I got a few goals because Big Dave used to take all the bangs and I’d get the second balls that he’d won. I could knock them in… I was deadly from two yards!
Of course, the goal everyone remembers is the winner in the 1966 FA Cup final. It doesn’t feel like that long ago — it could have been yesterday. I’ve still got vivid memories, even if they’re maybe starting to fade a little bit!
It was a wonderful day for everybody connected with the Club.
Of course, it’s a treasured memory but I have plenty more from playing for Everton.
I only scored one senior hat-trick in my career and that was for Everton against Ipswich in 1961. We won the game 5-2 and I got three of them. The manager of Ipswich at the time was Alf Ramsey. I think I must have caught his eye that day and I remember playing a game against Leeds at Elland Road when he was there as England manager.

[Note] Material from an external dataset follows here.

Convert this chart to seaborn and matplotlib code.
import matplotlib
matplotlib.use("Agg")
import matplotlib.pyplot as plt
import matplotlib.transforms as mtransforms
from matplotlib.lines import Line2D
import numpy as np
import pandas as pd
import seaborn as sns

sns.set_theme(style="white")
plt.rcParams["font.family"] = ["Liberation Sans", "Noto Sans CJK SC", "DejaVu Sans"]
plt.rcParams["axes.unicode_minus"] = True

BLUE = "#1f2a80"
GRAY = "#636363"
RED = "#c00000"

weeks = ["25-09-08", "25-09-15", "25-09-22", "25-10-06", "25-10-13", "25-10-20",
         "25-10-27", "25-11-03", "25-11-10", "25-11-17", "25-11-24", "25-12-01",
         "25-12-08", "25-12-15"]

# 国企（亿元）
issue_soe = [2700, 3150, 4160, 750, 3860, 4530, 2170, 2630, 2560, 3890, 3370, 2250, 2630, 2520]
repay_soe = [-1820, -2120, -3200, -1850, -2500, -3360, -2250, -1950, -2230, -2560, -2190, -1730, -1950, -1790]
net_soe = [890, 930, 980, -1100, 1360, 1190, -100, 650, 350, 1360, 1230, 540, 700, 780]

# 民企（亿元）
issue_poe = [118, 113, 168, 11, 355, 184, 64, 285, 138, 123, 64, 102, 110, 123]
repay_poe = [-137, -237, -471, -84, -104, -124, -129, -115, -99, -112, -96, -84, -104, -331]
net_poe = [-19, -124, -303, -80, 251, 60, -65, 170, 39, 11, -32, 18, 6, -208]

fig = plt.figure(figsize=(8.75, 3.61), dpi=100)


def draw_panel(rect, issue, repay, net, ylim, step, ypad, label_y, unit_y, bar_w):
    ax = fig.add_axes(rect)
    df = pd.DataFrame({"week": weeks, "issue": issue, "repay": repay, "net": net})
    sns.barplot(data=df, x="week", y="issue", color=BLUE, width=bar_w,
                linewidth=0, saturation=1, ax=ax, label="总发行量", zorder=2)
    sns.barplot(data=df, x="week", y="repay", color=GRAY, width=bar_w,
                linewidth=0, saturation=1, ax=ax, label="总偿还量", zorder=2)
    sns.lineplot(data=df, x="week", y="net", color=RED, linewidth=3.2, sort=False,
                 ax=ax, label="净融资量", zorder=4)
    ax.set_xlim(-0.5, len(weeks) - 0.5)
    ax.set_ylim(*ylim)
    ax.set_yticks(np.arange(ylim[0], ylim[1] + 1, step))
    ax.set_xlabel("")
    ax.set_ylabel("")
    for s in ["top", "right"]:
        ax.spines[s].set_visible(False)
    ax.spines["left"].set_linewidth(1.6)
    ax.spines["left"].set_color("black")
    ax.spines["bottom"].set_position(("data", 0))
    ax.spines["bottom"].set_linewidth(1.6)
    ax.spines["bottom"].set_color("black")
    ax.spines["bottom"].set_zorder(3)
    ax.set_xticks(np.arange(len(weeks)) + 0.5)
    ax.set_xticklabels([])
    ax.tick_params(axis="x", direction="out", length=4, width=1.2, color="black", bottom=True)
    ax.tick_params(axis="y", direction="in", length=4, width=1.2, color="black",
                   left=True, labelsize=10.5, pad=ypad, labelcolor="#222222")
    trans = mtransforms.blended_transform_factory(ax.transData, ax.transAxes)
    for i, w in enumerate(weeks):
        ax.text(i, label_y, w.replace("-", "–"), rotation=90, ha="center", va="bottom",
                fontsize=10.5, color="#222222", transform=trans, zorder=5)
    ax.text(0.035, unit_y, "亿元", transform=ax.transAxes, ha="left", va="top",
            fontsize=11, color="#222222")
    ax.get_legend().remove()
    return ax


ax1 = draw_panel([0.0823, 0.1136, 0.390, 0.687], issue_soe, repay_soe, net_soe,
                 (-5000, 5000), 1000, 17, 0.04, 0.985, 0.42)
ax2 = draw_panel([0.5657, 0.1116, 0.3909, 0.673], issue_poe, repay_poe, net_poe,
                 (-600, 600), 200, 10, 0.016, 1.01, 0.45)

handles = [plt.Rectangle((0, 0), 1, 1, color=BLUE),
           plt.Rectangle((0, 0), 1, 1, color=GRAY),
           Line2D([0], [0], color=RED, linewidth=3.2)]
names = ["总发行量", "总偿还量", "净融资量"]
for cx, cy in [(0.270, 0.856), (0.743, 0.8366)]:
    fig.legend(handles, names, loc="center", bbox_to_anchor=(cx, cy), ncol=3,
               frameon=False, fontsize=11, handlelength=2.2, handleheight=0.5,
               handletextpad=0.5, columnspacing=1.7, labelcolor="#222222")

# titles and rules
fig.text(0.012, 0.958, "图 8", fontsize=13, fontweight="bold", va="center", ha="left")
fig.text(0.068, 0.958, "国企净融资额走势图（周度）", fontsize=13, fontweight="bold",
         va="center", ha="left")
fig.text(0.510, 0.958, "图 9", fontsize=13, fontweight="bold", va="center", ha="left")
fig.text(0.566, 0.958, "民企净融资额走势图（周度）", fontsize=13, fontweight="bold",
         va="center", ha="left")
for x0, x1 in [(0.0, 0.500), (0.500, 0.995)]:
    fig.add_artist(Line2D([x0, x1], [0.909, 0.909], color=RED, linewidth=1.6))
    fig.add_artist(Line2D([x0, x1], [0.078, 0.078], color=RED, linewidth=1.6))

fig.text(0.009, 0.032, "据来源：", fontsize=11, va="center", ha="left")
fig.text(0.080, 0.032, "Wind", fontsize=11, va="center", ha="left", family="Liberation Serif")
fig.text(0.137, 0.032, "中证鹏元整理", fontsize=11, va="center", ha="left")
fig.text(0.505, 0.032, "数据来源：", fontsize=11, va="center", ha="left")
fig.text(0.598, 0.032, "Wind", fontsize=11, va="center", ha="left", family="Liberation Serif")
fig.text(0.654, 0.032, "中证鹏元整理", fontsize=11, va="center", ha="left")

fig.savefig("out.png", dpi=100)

It was after that Leeds game that I got selected.
I only got one cap and that was against West Germany in Nürnberg, when we won 1-0 and I created the goal — what you’d call an assist today — for Terry Paine.
That was another very proud moment for me.
I can still recall the feeling of when the time came to leave Everton, too. Horrible. It was just horrible.
Harry Catterick told me that [Preston North End manager] Jimmy Milne was coming to see me and once you hear that, you know the writing is on the wall… Your time is up.
I told him I didn’t want to go anywhere. I was happy, I was still in the team and playing but he insisted that it wouldn’t do any harm to talk to him.
I reluctantly agreed and I met Jimmy, who was a very nice man, then I thought about what Harry Catterick had said and it felt like I couldn’t stay.
But it was extremely sad for me. I was very emotional to leave Everton.
How could I ever say anything negative about Everton?
The Club has been very, very good to me and always looked after me. I still go to the games now.
I still love Everton and I always will.